Plymouth Township obtained the land, once on the tax rolls for more than $15 million, in September of 2011 for $606,150 in a Wayne County tax foreclosure sale. The contested property is located and Five Mile and Ridge roads, the site of the former Detroit House of Corrections, which closed in 1986. Plymouth Township obtained an installment purchase contract with Bank of Ann Arbor for the purchase which included monthly payments of $17,000.
The three-judge panel included Presiding Judge Michael J. Talbot, Judge Mark J. Cavanagh and Judge Kirsten Kelly who were unanimous in their opinion that the township arguments were invalid and without merit.
Attorneys for Detroit originally argued that the foreclosure was improper as municipally-owned land is not subject to tax foreclosure and the city was never properly notified of any taxes due on the land, arguments Columbo and the appellate panel found valid.
According to attorneys for Detroit, the township can now accept the decision and return the property to the proper owners or ask for a reconsideration at the court of appeals or attempt to take the matter to the Michigan Supreme Court.
City of Detroit Deputy Court Counsel Chuck Raimi said that he felt any further pursuit of the matter by the township would be “futile.”

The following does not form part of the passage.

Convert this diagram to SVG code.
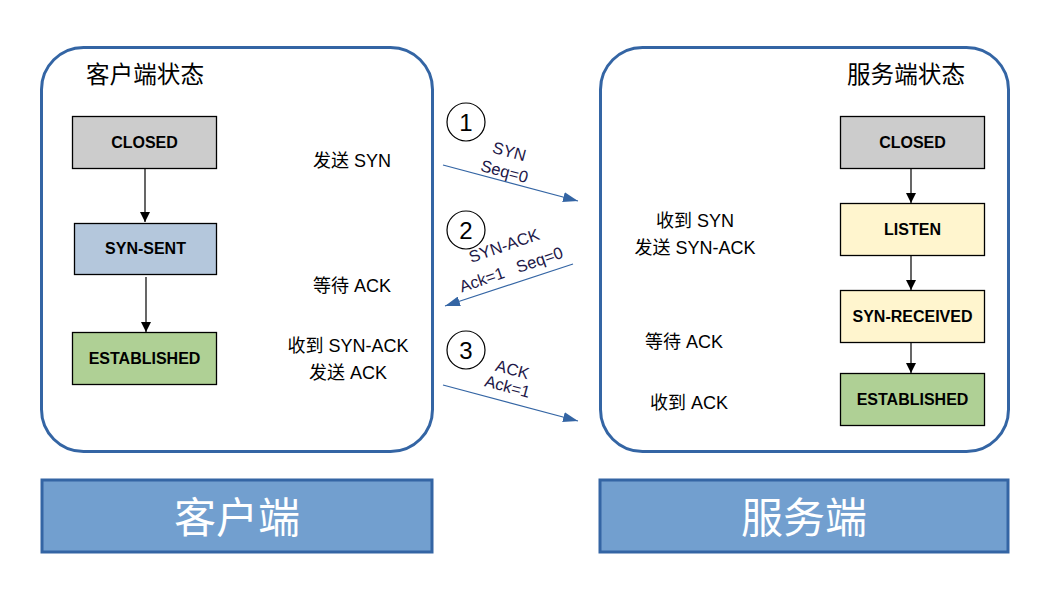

While state law allows for the city as the damaged party to seek double the assessed price of the land as damages, Raimi said that action was “not applicable. The court returned the property to the city and that’s all we wanted.”
He added that to appeal to the Michigan Supreme Court, the township would have tonover come serious odds as the court agrees to hear only a very small percentage of the cases attorneys file for hearings.
“There’s nothing here that would merit review by the Michigan Supreme Court,” Raimi said.
Attorneys have said that the township would have to sue the office of the Wayne County Treasurer for a return of the $606,000 paid for the land. The treasurer’s office has repeatedly stated that they offered the land in the foreclosure sale based on information provided by the township and therefore acted properly in the situation.
City of Detroit attorneys claimed in their legal briefs that the township was “not an innocent third party. The Township engineered the foreclosure by failing to send property tax bills to the city despite the fact that the City at all times was owner of the Subject Property. Plymouth Township then purchased the Subject Property for back taxes and now seeks a multimillion dollar windfall at the expense of the City.” The court made no specific comment on those claims.
State Rep. Kurt Heise, who has declared his candidacy for township supervisor, said that the decision was “a huge loss for the township.” He added that further litigation would be foolishness. “We’ve already wasted enough of our citizens’ tax dollars. This is an open and shut case. They (township officials) need to move on.”